→ **Data provided**
==============================
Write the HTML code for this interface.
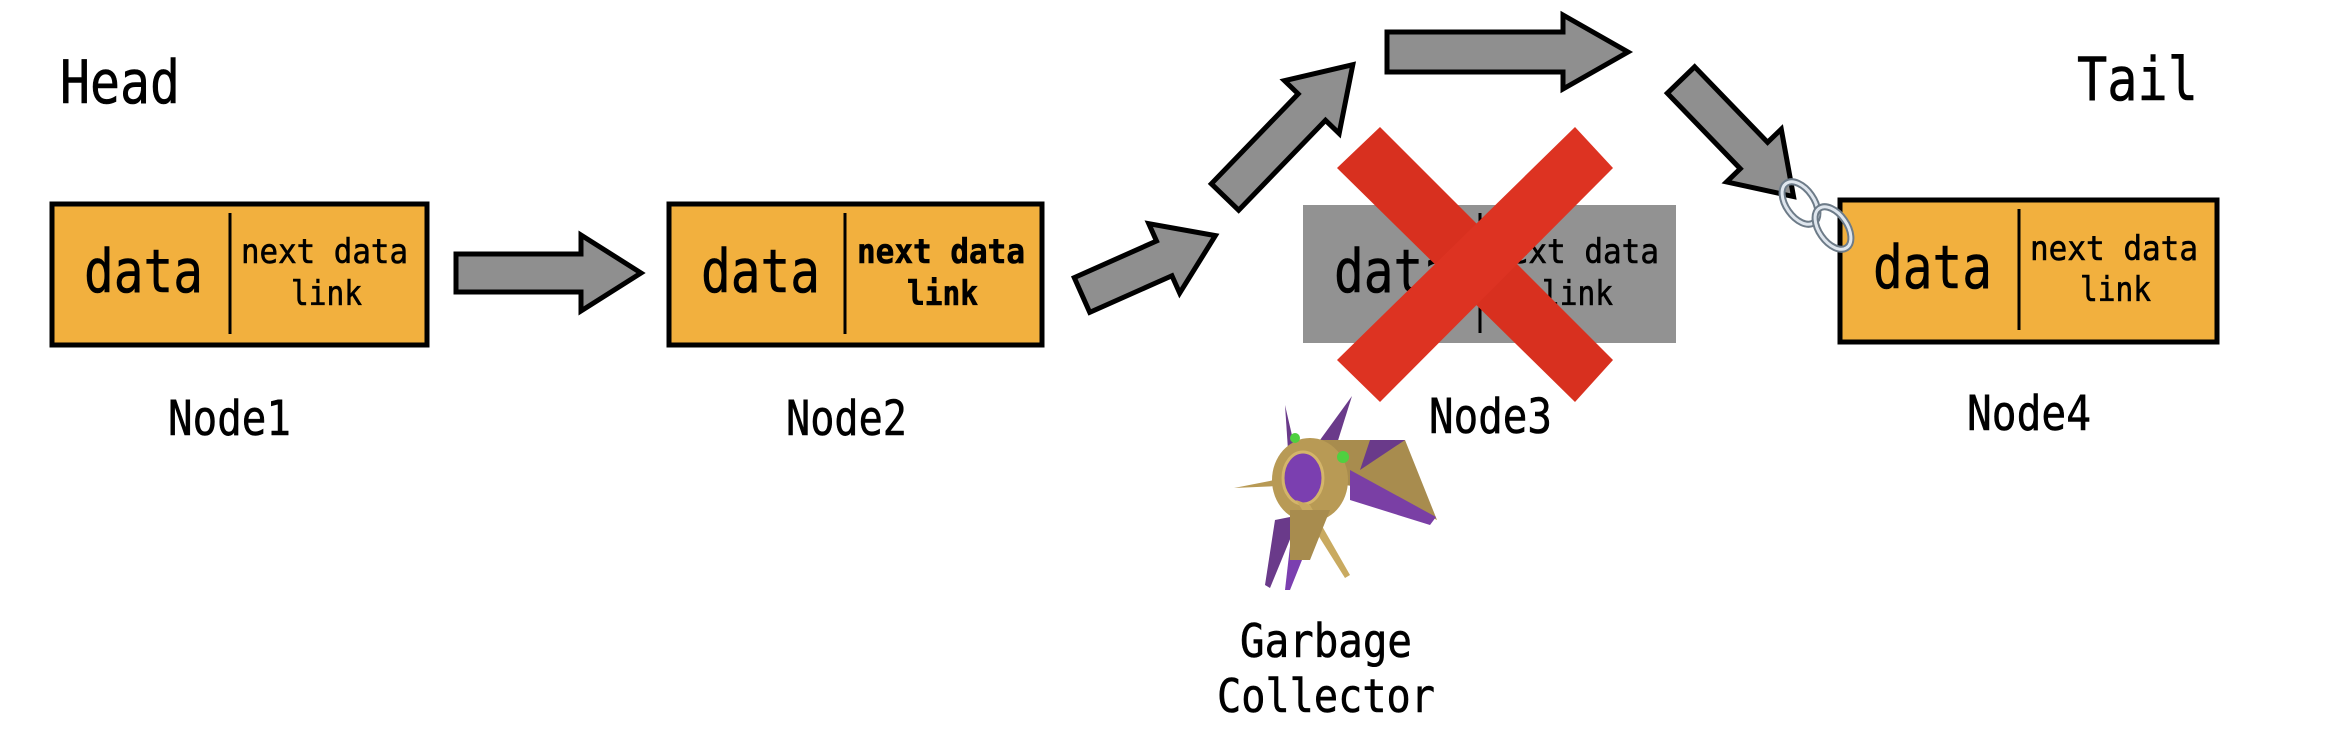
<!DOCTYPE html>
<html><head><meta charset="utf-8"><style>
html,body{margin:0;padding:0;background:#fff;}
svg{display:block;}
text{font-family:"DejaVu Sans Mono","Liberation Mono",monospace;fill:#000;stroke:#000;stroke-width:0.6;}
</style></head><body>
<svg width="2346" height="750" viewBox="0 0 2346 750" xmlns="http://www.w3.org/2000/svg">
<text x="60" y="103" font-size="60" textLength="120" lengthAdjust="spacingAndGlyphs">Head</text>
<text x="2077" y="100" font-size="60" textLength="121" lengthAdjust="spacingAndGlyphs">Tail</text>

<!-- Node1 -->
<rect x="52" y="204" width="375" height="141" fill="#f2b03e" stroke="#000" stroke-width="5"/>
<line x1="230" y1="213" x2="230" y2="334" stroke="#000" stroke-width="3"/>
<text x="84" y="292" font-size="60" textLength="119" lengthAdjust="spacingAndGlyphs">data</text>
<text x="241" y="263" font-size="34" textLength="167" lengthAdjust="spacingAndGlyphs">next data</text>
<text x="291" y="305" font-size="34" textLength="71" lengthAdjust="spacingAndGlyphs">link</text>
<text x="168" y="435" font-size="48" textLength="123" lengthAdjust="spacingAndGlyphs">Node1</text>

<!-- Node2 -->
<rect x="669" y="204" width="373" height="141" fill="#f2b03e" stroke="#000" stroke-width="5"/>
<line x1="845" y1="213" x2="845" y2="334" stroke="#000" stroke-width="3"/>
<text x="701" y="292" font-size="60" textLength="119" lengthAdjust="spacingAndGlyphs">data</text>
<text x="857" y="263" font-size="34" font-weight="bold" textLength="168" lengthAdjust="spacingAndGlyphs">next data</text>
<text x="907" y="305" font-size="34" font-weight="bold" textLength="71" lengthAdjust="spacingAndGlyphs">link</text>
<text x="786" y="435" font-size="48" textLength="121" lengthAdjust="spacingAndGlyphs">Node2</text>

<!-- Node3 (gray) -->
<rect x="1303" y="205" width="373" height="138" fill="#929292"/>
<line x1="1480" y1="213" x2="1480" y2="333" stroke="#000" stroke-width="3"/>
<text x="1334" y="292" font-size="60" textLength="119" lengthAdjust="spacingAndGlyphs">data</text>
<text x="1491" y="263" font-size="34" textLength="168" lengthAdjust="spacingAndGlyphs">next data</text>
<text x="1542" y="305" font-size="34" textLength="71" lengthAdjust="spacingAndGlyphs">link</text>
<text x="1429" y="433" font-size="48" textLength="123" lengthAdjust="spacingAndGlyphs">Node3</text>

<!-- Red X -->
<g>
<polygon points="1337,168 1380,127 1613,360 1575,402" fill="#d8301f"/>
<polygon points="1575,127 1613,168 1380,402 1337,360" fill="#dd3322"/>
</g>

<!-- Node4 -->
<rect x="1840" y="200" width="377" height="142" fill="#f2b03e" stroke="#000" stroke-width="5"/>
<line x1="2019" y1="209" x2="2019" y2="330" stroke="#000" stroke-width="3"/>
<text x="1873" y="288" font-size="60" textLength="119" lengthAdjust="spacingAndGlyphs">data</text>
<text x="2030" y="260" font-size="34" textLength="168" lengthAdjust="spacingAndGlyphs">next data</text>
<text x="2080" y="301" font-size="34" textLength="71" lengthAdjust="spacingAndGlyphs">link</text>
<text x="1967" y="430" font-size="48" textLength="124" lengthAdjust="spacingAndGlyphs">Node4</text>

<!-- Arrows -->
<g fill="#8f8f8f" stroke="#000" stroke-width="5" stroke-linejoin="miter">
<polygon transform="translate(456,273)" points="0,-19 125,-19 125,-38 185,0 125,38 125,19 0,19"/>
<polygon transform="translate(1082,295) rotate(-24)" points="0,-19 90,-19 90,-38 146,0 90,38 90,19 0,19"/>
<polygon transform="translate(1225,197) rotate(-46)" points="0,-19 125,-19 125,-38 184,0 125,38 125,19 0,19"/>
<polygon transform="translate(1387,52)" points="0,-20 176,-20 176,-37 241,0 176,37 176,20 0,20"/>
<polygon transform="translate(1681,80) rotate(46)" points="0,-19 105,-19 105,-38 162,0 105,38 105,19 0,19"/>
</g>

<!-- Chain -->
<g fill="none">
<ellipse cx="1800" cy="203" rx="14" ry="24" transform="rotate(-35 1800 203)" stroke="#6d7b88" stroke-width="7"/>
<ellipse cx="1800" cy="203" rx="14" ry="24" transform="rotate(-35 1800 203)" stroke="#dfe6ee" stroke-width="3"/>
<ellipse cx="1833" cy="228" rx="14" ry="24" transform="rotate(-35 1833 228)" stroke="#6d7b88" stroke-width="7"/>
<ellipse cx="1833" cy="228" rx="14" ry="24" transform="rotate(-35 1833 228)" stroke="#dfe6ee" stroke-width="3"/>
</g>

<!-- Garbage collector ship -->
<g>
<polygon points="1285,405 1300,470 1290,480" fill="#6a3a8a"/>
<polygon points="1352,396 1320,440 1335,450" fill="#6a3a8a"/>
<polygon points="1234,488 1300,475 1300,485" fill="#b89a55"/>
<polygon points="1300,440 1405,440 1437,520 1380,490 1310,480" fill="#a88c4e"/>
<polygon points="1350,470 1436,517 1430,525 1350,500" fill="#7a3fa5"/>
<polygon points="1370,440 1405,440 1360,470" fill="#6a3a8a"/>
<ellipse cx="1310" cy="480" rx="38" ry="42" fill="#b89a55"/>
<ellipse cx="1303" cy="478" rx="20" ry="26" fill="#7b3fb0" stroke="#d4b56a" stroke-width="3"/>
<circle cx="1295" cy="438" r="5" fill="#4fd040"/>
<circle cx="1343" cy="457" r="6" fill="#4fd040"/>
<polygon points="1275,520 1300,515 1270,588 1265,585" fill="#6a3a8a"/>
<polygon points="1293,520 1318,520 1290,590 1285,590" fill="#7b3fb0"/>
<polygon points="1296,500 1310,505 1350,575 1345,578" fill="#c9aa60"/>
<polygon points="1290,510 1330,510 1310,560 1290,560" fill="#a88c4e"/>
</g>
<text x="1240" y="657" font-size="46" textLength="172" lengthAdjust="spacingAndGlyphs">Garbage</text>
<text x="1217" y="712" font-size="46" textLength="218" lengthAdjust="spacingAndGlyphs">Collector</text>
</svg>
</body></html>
==============================
→ **What to produce**
Print out the lines exactly, skipping any picture.

→ **Result for this exercise**
Write the HTML code for this interface.
<!DOCTYPE html>
<html><head><meta charset="utf-8"><style>
html,body{margin:0;padding:0;background:#fff;}
svg{display:block;}
text{font-family:"DejaVu Sans Mono","Liberation Mono",monospace;fill:#000;stroke:#000;stroke-width:0.6;}
</style></head><body>
<svg width="2346" height="750" viewBox="0 0 2346 750" xmlns="http://www.w3.org/2000/svg">
<text x="60" y="103" font-size="60" textLength="120" lengthAdjust="spacingAndGlyphs">Head</text>
<text x="2077" y="100" font-size="60" textLength="121" lengthAdjust="spacingAndGlyphs">Tail</text>

<!-- Node1 -->
<rect x="52" y="204" width="375" height="141" fill="#f2b03e" stroke="#000" stroke-width="5"/>
<line x1="230" y1="213" x2="230" y2="334" stroke="#000" stroke-width="3"/>
<text x="84" y="292" font-size="60" textLength="119" lengthAdjust="spacingAndGlyphs">data</text>
<text x="241" y="263" font-size="34" textLength="167" lengthAdjust="spacingAndGlyphs">next data</text>
<text x="291" y="305" font-size="34" textLength="71" lengthAdjust="spacingAndGlyphs">link</text>
<text x="168" y="435" font-size="48" textLength="123" lengthAdjust="spacingAndGlyphs">Node1</text>

<!-- Node2 -->
<rect x="669" y="204" width="373" height="141" fill="#f2b03e" stroke="#000" stroke-width="5"/>
<line x1="845" y1="213" x2="845" y2="334" stroke="#000" stroke-width="3"/>
<text x="701" y="292" font-size="60" textLength="119" lengthAdjust="spacingAndGlyphs">data</text>
<text x="857" y="263" font-size="34" font-weight="bold" textLength="168" lengthAdjust="spacingAndGlyphs">next data</text>
<text x="907" y="305" font-size="34" font-weight="bold" textLength="71" lengthAdjust="spacingAndGlyphs">link</text>
<text x="786" y="435" font-size="48" textLength="121" lengthAdjust="spacingAndGlyphs">Node2</text>

<!-- Node3 (gray) -->
<rect x="1303" y="205" width="373" height="138" fill="#929292"/>
<line x1="1480" y1="213" x2="1480" y2="333" stroke="#000" stroke-width="3"/>
<text x="1334" y="292" font-size="60" textLength="119" lengthAdjust="spacingAndGlyphs">data</text>
<text x="1491" y="263" font-size="34" textLength="168" lengthAdjust="spacingAndGlyphs">next data</text>
<text x="1542" y="305" font-size="34" textLength="71" lengthAdjust="spacingAndGlyphs">link</text>
<text x="1429" y="433" font-size="48" textLength="123" lengthAdjust="spacingAndGlyphs">Node3</text>

<!-- Red X -->
<g>
<polygon points="1337,168 1380,127 1613,360 1575,402" fill="#d8301f"/>
<polygon points="1575,127 1613,168 1380,402 1337,360" fill="#dd3322"/>
</g>

<!-- Node4 -->
<rect x="1840" y="200" width="377" height="142" fill="#f2b03e" stroke="#000" stroke-width="5"/>
<line x1="2019" y1="209" x2="2019" y2="330" stroke="#000" stroke-width="3"/>
<text x="1873" y="288" font-size="60" textLength="119" lengthAdjust="spacingAndGlyphs">data</text>
<text x="2030" y="260" font-size="34" textLength="168" lengthAdjust="spacingAndGlyphs">next data</text>
<text x="2080" y="301" font-size="34" textLength="71" lengthAdjust="spacingAndGlyphs">link</text>
<text x="1967" y="430" font-size="48" textLength="124" lengthAdjust="spacingAndGlyphs">Node4</text>

<!-- Arrows -->
<g fill="#8f8f8f" stroke="#000" stroke-width="5" stroke-linejoin="miter">
<polygon transform="translate(456,273)" points="0,-19 125,-19 125,-38 185,0 125,38 125,19 0,19"/>
<polygon transform="translate(1082,295) rotate(-24)" points="0,-19 90,-19 90,-38 146,0 90,38 90,19 0,19"/>
<polygon transform="translate(1225,197) rotate(-46)" points="0,-19 125,-19 125,-38 184,0 125,38 125,19 0,19"/>
<polygon transform="translate(1387,52)" points="0,-20 176,-20 176,-37 241,0 176,37 176,20 0,20"/>
<polygon transform="translate(1681,80) rotate(46)" points="0,-19 105,-19 105,-38 162,0 105,38 105,19 0,19"/>
</g>

<!-- Chain -->
<g fill="none">
<ellipse cx="1800" cy="203" rx="14" ry="24" transform="rotate(-35 1800 203)" stroke="#6d7b88" stroke-width="7"/>
<ellipse cx="1800" cy="203" rx="14" ry="24" transform="rotate(-35 1800 203)" stroke="#dfe6ee" stroke-width="3"/>
<ellipse cx="1833" cy="228" rx="14" ry="24" transform="rotate(-35 1833 228)" stroke="#6d7b88" stroke-width="7"/>
<ellipse cx="1833" cy="228" rx="14" ry="24" transform="rotate(-35 1833 228)" stroke="#dfe6ee" stroke-width="3"/>
</g>

<!-- Garbage collector ship -->
<g>
<polygon points="1285,405 1300,470 1290,480" fill="#6a3a8a"/>
<polygon points="1352,396 1320,440 1335,450" fill="#6a3a8a"/>
<polygon points="1234,488 1300,475 1300,485" fill="#b89a55"/>
<polygon points="1300,440 1405,440 1437,520 1380,490 1310,480" fill="#a88c4e"/>
<polygon points="1350,470 1436,517 1430,525 1350,500" fill="#7a3fa5"/>
<polygon points="1370,440 1405,440 1360,470" fill="#6a3a8a"/>
<ellipse cx="1310" cy="480" rx="38" ry="42" fill="#b89a55"/>
<ellipse cx="1303" cy="478" rx="20" ry="26" fill="#7b3fb0" stroke="#d4b56a" stroke-width="3"/>
<circle cx="1295" cy="438" r="5" fill="#4fd040"/>
<circle cx="1343" cy="457" r="6" fill="#4fd040"/>
<polygon points="1275,520 1300,515 1270,588 1265,585" fill="#6a3a8a"/>
<polygon points="1293,520 1318,520 1290,590 1285,590" fill="#7b3fb0"/>
<polygon points="1296,500 1310,505 1350,575 1345,578" fill="#c9aa60"/>
<polygon points="1290,510 1330,510 1310,560 1290,560" fill="#a88c4e"/>
</g>
<text x="1240" y="657" font-size="46" textLength="172" lengthAdjust="spacingAndGlyphs">Garbage</text>
<text x="1217" y="712" font-size="46" textLength="218" lengthAdjust="spacingAndGlyphs">Collector</text>
</svg>
</body></html>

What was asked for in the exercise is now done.